Kences, the umbrella organisation for social student housing providers, is ‘astonished’ by the cabinet’s decision to not increase social rents for two years. “We support a rent freeze for students”, Kences writes in a press release, ‘but the downside is that we can build fewer rooms and make less progress on sustainability, which would, of course, contribute to the affordability of living costs’.

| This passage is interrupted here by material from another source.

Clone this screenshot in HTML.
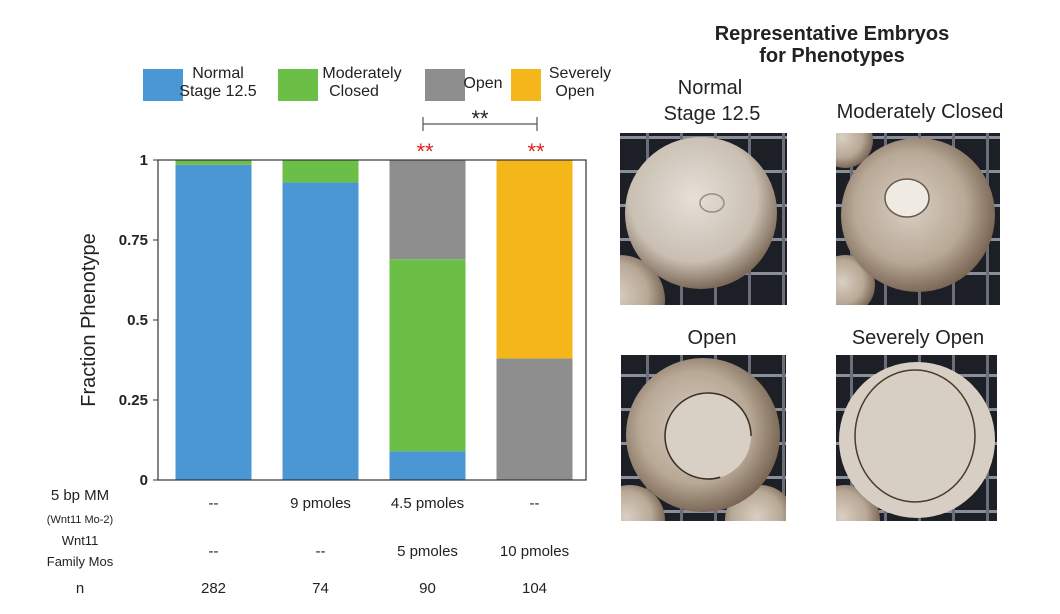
<!DOCTYPE html>
<html><head><meta charset="utf-8"><style>
body{margin:0;background:#fff;font-family:"Liberation Sans",Arial,sans-serif}
svg{display:block}
</style></head><body>
<svg id="fig" width="1060" height="614" viewBox="0 0 1060 614" xmlns="http://www.w3.org/2000/svg" font-family="Liberation Sans, Arial, sans-serif">
<defs>
<radialGradient id="egg" cx="45%" cy="40%" r="60%"><stop offset="0" stop-color="#e6e0d8"/><stop offset="0.7" stop-color="#c9bfb2"/><stop offset="1" stop-color="#7d6a58"/></radialGradient>
<radialGradient id="egg2" cx="45%" cy="45%" r="60%"><stop offset="0" stop-color="#d9cfc3"/><stop offset="0.6" stop-color="#b8a896"/><stop offset="1" stop-color="#6e5a48"/></radialGradient>
<pattern id="grid" width="34" height="34" patternUnits="userSpaceOnUse"><rect width="34" height="34" fill="#1c1f26"/><rect x="0" y="0" width="34" height="3" fill="#8a8e98"/><rect x="0" y="0" width="3" height="34" fill="#6a6e78"/></pattern>
<clipPath id="c1"><rect x="620" y="133" width="167" height="172"/></clipPath>
<clipPath id="c2"><rect x="836" y="133" width="164" height="172"/></clipPath>
<clipPath id="c3"><rect x="621" y="355" width="165" height="166"/></clipPath>
<clipPath id="c4"><rect x="836" y="355" width="161" height="166"/></clipPath>
</defs>
<g font-size="16" fill="#222" text-anchor="middle">
<rect x="143" y="69" width="40" height="32" fill="#4a97d3"/>
<text x="218" y="78">Normal</text><text x="218" y="96">Stage 12.5</text>
<rect x="278" y="69" width="40" height="32" fill="#6bbf46"/>
<text x="362" y="78">Moderately</text><text x="354" y="96">Closed</text>
<rect x="425" y="69" width="40" height="32" fill="#8e8e8e"/>
<text x="483" y="88">Open</text>
<rect x="511" y="69" width="30" height="32" fill="#f4b619"/>
<text x="580" y="78">Severely</text><text x="575" y="96">Open</text>
</g>
<g>
<path d="M423 117V131M423 124H537M537 117V131" stroke="#555" stroke-width="1.2" fill="none"/>
<text x="480" y="126" font-size="22" text-anchor="middle" fill="#222">**</text>
<text x="425" y="159" font-size="22" text-anchor="middle" fill="#d22">**</text>
<text x="536" y="159" font-size="22" text-anchor="middle" fill="#d22">**</text>
</g>
<g id="chart"></g>
<text transform="translate(95 320) rotate(-90)" font-size="20" text-anchor="middle" fill="#222">Fraction Phenotype</text>
<g fill="#222" text-anchor="middle" font-size="15">
<text x="80" y="500" font-size="15">5 bp MM</text>
<text x="80" y="523" font-size="11">(Wnt11 Mo-2)</text>
<text x="80" y="545" font-size="13">Wnt11</text>
<text x="80" y="566" font-size="13">Family Mos</text>
<text x="80" y="593" font-size="15">n</text>
</g>
<g id="rows" font-size="15" text-anchor="middle" fill="#222"></g>
<g text-anchor="middle" fill="#222">
<text x="832" y="40" font-size="20" font-weight="bold">Representative Embryos</text>
<text x="832" y="62" font-size="20" font-weight="bold">for Phenotypes</text>
<text x="710" y="94" font-size="20">Normal</text><text x="712" y="120" font-size="20">Stage 12.5</text>
<text x="920" y="118" font-size="20">Moderately Closed</text>
<text x="712" y="344" font-size="20">Open</text>
<text x="918" y="344" font-size="20">Severely Open</text>
</g>
<g clip-path="url(#c1)">
<rect x="620" y="133" width="167" height="172" fill="url(#grid)"/>
<circle cx="620" cy="300" r="45" fill="url(#egg2)"/>
<circle cx="701" cy="213" r="76" fill="url(#egg)"/>
<ellipse cx="712" cy="203" rx="12" ry="9" fill="none" stroke="#9a8d7e" stroke-width="1.5"/>
</g>
<g clip-path="url(#c2)">
<rect x="836" y="133" width="164" height="172" fill="url(#grid)"/>
<circle cx="845" cy="140" r="28" fill="url(#egg2)"/>
<circle cx="845" cy="285" r="30" fill="url(#egg2)"/>
<circle cx="918" cy="215" r="77" fill="url(#egg2)"/>
<ellipse cx="907" cy="198" rx="22" ry="19" fill="#efeae2" stroke="#6a5a4a" stroke-width="1.5"/>
</g>
<g clip-path="url(#c3)">
<rect x="621" y="355" width="165" height="166" fill="url(#grid)"/>
<circle cx="630" cy="520" r="35" fill="url(#egg2)"/>
<circle cx="760" cy="520" r="35" fill="url(#egg2)"/>
<circle cx="703" cy="435" r="77" fill="url(#egg2)"/>
<circle cx="708" cy="436" r="43" fill="#d9d0c5" stroke="#3a2c20" stroke-width="1.5" stroke-dasharray="0 55 200"/>
</g>
<g clip-path="url(#c4)">
<rect x="836" y="355" width="161" height="166" fill="url(#grid)"/>
<circle cx="845" cy="520" r="35" fill="url(#egg2)"/>
<circle cx="917" cy="440" r="78" fill="#d8cfc4"/>
<ellipse cx="915" cy="436" rx="60" ry="66" fill="none" stroke="#4a3a2c" stroke-width="1.5"/>
</g>
</svg>
<script>
const categories=["ctrl","5bpMM","mix","family"];
const normalVals=[0.985,0.93,0.09,0];
const moderateVals=[0.015,0.07,0.60,0];
const openVals=[0,0,0.31,0.38];
const severeVals=[0,0,0,0.62];
const yTicks=[0,0.25,0.5,0.75,1];
const yTickLabels=["0","0.25","0.5","0.75","1"];
const row1=["--","9 pmoles","4.5 pmoles","--"];
const row2=["--","--","5 pmoles","10 pmoles"];
const nVals=["282","74","90","104"];
const NS="http://www.w3.org/2000/svg";
const x0=158,x1=586,yTop=160,yBot=480;
const y=v=>yBot-v*(yBot-yTop);
const band=(x1-x0)/categories.length;
const xc=i=>x0+band*(i+0.5)+2;
const bw=76;
const g=document.getElementById('chart');
function mk(tag,attrs,parent){const e=document.createElementNS(NS,tag);for(const k in attrs)e.setAttribute(k,attrs[k]);parent.appendChild(e);return e;}
const series=[[normalVals,"#4a97d3","normal"],[moderateVals,"#6bbf46","moderately-closed"],[openVals,"#8e8e8e","open"],[severeVals,"#f4b619","severely-open"]];
categories.forEach((c,i)=>{let acc=0;series.forEach(([vals,col,nm])=>{const v=vals[i];if(v>0){const r=mk('rect',{x:xc(i)-bw/2,y:y(acc+v),width:bw,height:y(acc)-y(acc+v),fill:col},g);

}acc+=v;});});
const frame=mk('rect',{x:x0,y:yTop,width:x1-x0,height:yBot-yTop,fill:'none',stroke:'#333','stroke-width':1.2},g);


yTicks.forEach((t,i)=>{mk('line',{x1:x0-5,x2:x0,y1:y(t),y2:y(t),stroke:'#333'},g);
const tx=mk('text',{x:x0-10,y:y(t)+5,'text-anchor':'end','font-size':15,'font-weight':'bold',fill:'#222'},g);tx.textContent=yTickLabels[i];

});
const rows=document.getElementById('rows');
[[row1,508],[row2,556],[nVals,593]].forEach(([arr,yy])=>arr.forEach((s,i)=>{const t=mk('text',{x:xc(i),y:yy},rows);t.textContent=s;

}));
</script>
</body></html>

According to Kences, there is currently a shortage of around 25,000 student homes in the Netherlands. An initial assessment among Kences members indicates that the construction of ‘certainly several thousand student homes’ cannot proceed due to the rent freeze.
Landlords
The Woonbond is also sounding the alarm. According to the tenants’ advocacy group, housing corporations are receiving insufficient compensation for the rent freeze, while the cabinet has the means to do so: it is spending less on housing benefits now that part of the rents is not increasing. Moreover, the cabinet is said to be giving ‘all the space’ to landlords, for example, by allowing fewer homes to qualify for rent price protection.
Housing protest
The National Student Union is also angry about this last point. “While the rent for social rental rooms is frozen, students who do not live in social rental rooms will face additional rent increases on top of what has already been announced.” The LSVb is urging students to participate in the Housing Protest on 10 May in Utrecht.